**Instructions for the task**
Each line below should be retyped exactly, with no pictures.

**Dataset extract**
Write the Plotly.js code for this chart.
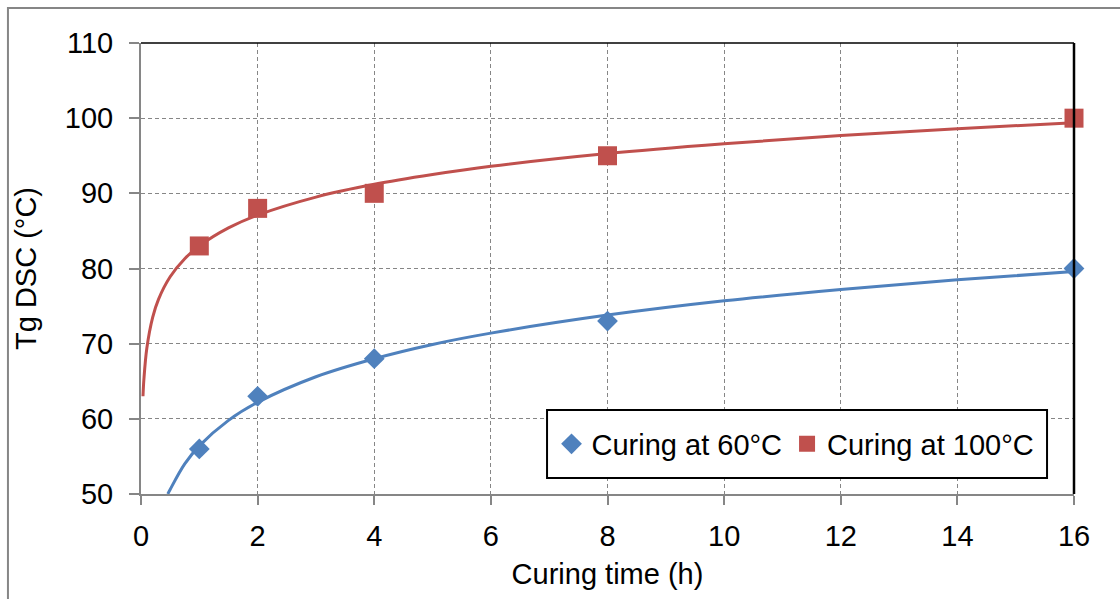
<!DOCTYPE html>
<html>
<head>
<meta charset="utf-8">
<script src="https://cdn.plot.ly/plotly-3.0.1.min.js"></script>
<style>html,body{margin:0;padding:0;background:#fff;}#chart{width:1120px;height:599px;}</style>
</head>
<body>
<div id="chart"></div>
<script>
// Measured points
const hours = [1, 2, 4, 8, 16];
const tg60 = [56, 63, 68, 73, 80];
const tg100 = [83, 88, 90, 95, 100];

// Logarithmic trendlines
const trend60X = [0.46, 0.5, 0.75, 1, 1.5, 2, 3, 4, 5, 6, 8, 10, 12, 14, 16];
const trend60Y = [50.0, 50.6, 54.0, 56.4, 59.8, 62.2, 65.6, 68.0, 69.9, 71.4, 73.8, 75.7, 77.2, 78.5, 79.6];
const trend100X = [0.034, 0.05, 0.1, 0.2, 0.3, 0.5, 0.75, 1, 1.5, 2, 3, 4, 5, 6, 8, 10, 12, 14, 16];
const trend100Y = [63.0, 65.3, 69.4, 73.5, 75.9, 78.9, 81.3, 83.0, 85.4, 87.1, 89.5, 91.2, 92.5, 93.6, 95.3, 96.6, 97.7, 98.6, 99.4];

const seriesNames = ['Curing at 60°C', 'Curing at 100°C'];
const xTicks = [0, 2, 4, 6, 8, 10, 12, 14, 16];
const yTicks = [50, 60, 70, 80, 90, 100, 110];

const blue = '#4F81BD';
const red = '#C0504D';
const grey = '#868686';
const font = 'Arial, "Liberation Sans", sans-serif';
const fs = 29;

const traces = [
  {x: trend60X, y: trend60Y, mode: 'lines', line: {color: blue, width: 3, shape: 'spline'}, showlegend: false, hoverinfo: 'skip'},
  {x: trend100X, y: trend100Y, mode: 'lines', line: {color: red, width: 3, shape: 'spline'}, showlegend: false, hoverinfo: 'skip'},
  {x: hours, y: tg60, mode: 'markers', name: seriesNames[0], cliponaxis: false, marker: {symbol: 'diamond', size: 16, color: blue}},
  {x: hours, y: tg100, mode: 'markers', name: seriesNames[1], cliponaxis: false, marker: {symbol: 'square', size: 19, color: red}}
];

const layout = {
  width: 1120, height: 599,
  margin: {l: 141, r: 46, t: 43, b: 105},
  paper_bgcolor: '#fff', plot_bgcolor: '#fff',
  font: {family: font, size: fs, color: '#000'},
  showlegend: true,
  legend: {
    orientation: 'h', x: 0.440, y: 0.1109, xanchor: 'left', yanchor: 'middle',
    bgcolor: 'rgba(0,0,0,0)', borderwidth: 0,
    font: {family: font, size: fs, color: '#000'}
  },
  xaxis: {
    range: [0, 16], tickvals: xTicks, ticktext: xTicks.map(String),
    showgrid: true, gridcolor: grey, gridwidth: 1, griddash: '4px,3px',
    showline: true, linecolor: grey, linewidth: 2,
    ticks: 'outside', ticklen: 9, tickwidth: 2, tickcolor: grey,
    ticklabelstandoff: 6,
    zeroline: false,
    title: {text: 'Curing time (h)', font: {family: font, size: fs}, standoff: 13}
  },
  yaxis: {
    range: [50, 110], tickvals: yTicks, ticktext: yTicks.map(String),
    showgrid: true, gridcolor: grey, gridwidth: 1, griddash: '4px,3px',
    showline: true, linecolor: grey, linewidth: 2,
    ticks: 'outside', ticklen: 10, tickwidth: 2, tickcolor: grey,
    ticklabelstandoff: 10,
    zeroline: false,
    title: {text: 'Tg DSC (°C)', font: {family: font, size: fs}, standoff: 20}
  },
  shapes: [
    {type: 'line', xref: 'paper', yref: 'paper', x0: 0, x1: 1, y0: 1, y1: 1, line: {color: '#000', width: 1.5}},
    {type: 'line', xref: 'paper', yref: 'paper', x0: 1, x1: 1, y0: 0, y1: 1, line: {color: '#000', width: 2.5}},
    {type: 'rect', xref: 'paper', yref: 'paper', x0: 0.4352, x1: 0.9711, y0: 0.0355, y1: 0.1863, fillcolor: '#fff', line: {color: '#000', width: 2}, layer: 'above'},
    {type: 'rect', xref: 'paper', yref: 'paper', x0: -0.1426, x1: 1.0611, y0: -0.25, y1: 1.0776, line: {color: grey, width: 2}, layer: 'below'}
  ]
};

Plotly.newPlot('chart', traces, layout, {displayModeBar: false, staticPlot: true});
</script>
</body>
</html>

**Response to this exercise**
Write the Plotly.js code for this chart.
<!DOCTYPE html>
<html>
<head>
<meta charset="utf-8">
<script src="https://cdn.plot.ly/plotly-3.0.1.min.js"></script>
<style>html,body{margin:0;padding:0;background:#fff;}#chart{width:1120px;height:599px;}</style>
</head>
<body>
<div id="chart"></div>
<script>
// Measured points
const hours = [1, 2, 4, 8, 16];
const tg60 = [56, 63, 68, 73, 80];
const tg100 = [83, 88, 90, 95, 100];

// Logarithmic trendlines
const trend60X = [0.46, 0.5, 0.75, 1, 1.5, 2, 3, 4, 5, 6, 8, 10, 12, 14, 16];
const trend60Y = [50.0, 50.6, 54.0, 56.4, 59.8, 62.2, 65.6, 68.0, 69.9, 71.4, 73.8, 75.7, 77.2, 78.5, 79.6];
const trend100X = [0.034, 0.05, 0.1, 0.2, 0.3, 0.5, 0.75, 1, 1.5, 2, 3, 4, 5, 6, 8, 10, 12, 14, 16];
const trend100Y = [63.0, 65.3, 69.4, 73.5, 75.9, 78.9, 81.3, 83.0, 85.4, 87.1, 89.5, 91.2, 92.5, 93.6, 95.3, 96.6, 97.7, 98.6, 99.4];

const seriesNames = ['Curing at 60°C', 'Curing at 100°C'];
const xTicks = [0, 2, 4, 6, 8, 10, 12, 14, 16];
const yTicks = [50, 60, 70, 80, 90, 100, 110];

const blue = '#4F81BD';
const red = '#C0504D';
const grey = '#868686';
const font = 'Arial, "Liberation Sans", sans-serif';
const fs = 29;

const traces = [
  {x: trend60X, y: trend60Y, mode: 'lines', line: {color: blue, width: 3, shape: 'spline'}, showlegend: false, hoverinfo: 'skip'},
  {x: trend100X, y: trend100Y, mode: 'lines', line: {color: red, width: 3, shape: 'spline'}, showlegend: false, hoverinfo: 'skip'},
  {x: hours, y: tg60, mode: 'markers', name: seriesNames[0], cliponaxis: false, marker: {symbol: 'diamond', size: 16, color: blue}},
  {x: hours, y: tg100, mode: 'markers', name: seriesNames[1], cliponaxis: false, marker: {symbol: 'square', size: 19, color: red}}
];

const layout = {
  width: 1120, height: 599,
  margin: {l: 141, r: 46, t: 43, b: 105},
  paper_bgcolor: '#fff', plot_bgcolor: '#fff',
  font: {family: font, size: fs, color: '#000'},
  showlegend: true,
  legend: {
    orientation: 'h', x: 0.440, y: 0.1109, xanchor: 'left', yanchor: 'middle',
    bgcolor: 'rgba(0,0,0,0)', borderwidth: 0,
    font: {family: font, size: fs, color: '#000'}
  },
  xaxis: {
    range: [0, 16], tickvals: xTicks, ticktext: xTicks.map(String),
    showgrid: true, gridcolor: grey, gridwidth: 1, griddash: '4px,3px',
    showline: true, linecolor: grey, linewidth: 2,
    ticks: 'outside', ticklen: 9, tickwidth: 2, tickcolor: grey,
    ticklabelstandoff: 6,
    zeroline: false,
    title: {text: 'Curing time (h)', font: {family: font, size: fs}, standoff: 13}
  },
  yaxis: {
    range: [50, 110], tickvals: yTicks, ticktext: yTicks.map(String),
    showgrid: true, gridcolor: grey, gridwidth: 1, griddash: '4px,3px',
    showline: true, linecolor: grey, linewidth: 2,
    ticks: 'outside', ticklen: 10, tickwidth: 2, tickcolor: grey,
    ticklabelstandoff: 10,
    zeroline: false,
    title: {text: 'Tg DSC (°C)', font: {family: font, size: fs}, standoff: 20}
  },
  shapes: [
    {type: 'line', xref: 'paper', yref: 'paper', x0: 0, x1: 1, y0: 1, y1: 1, line: {color: '#000', width: 1.5}},
    {type: 'line', xref: 'paper', yref: 'paper', x0: 1, x1: 1, y0: 0, y1: 1, line: {color: '#000', width: 2.5}},
    {type: 'rect', xref: 'paper', yref: 'paper', x0: 0.4352, x1: 0.9711, y0: 0.0355, y1: 0.1863, fillcolor: '#fff', line: {color: '#000', width: 2}, layer: 'above'},
    {type: 'rect', xref: 'paper', yref: 'paper', x0: -0.1426, x1: 1.0611, y0: -0.25, y1: 1.0776, line: {color: grey, width: 2}, layer: 'below'}
  ]
};

Plotly.newPlot('chart', traces, layout, {displayModeBar: false, staticPlot: true});
</script>
</body>
</html>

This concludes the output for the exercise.